OT: MLL on ESPN

Submitted by formerlyanonymous on

ESPN is showing Major League Lacrosse right now. It sounds like Chicago should kill Long Island. What stands out to me is just how crappy a product the MLL coverage is. As good of a job as ESPN does of the NCAA championship weekend, the horrible camera angles, bad camera placement, and graphics covering up play seem wholly out of place.

How do they do such a good job with one, but a roundly horrible job with the other?

exmtroj

July 3rd, 2010 at 3:33 PM ^

Well, since Lacrosse isn't really mainstream (sorry Northeasterners, it's not), they probably just send their B-level production team to cover it.

jrt336

July 3rd, 2010 at 3:37 PM ^

I was thinking the same thing. I'd guess that more people watch college lacrosse, and so they spend more money on that. I've never watched MLL before, so maybe it's usually not this bad.

kevin holt

July 4th, 2010 at 3:20 AM ^

Championship Weekend is far and away the biggest event in lacrosse. Though pro lacrosse is (debatably) a higher skill level, it doesn't compare at all.

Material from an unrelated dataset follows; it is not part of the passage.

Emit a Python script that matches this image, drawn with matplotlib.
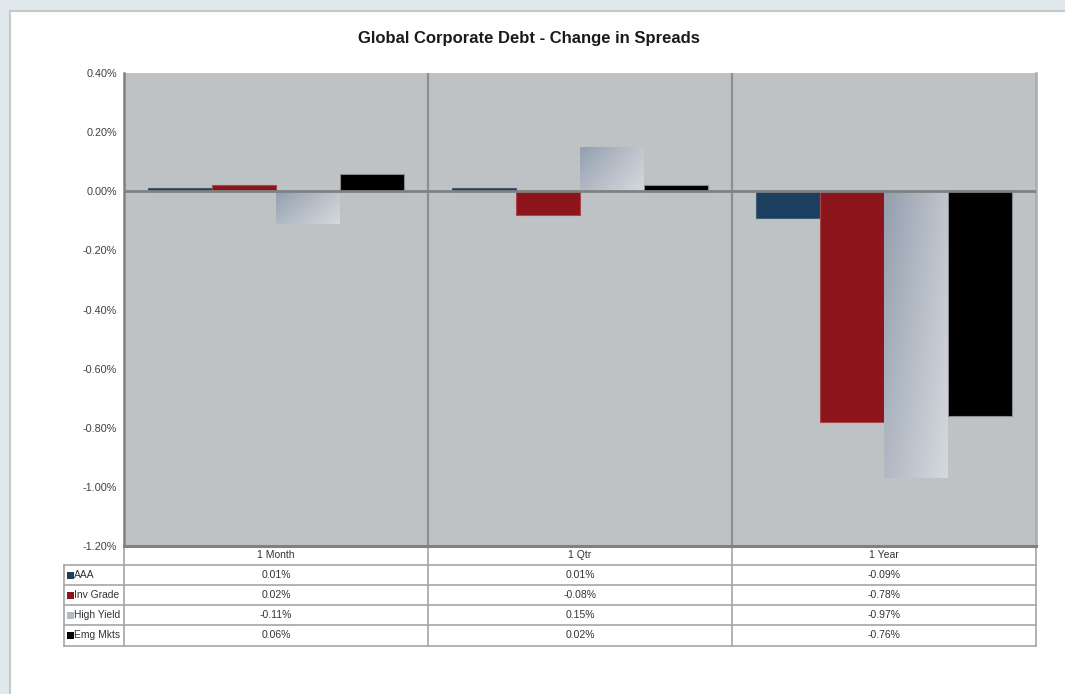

Relating it to a more well known sport: with basketball, March Madness is pretty damn important, but people still follow the NBA. Championship Weekend vs. pro lax is like March Madness vs. the WNBA. No comparison.

I follow college lacrosse very closely, but I don't even know all the teams in the MLL, let alone the NLL. It's just not to that point, and might never get there. And while I wish that it could be different, pro lacrosse just won't be viable without gimmicks, which make it unbearable to watch as a lacrosse player. College lax is the purest form of the sport, and that is very unlikely to change.

So that's why the coverage is so extensive and good. Because (though it seems backwards to a fan of mainstream sports in America) it's the highest contest in the game. So the coverage will always be better, like how the World Cup is so well-covered vs. any other soccer league. And why the Super Bowl is the most-watched football game.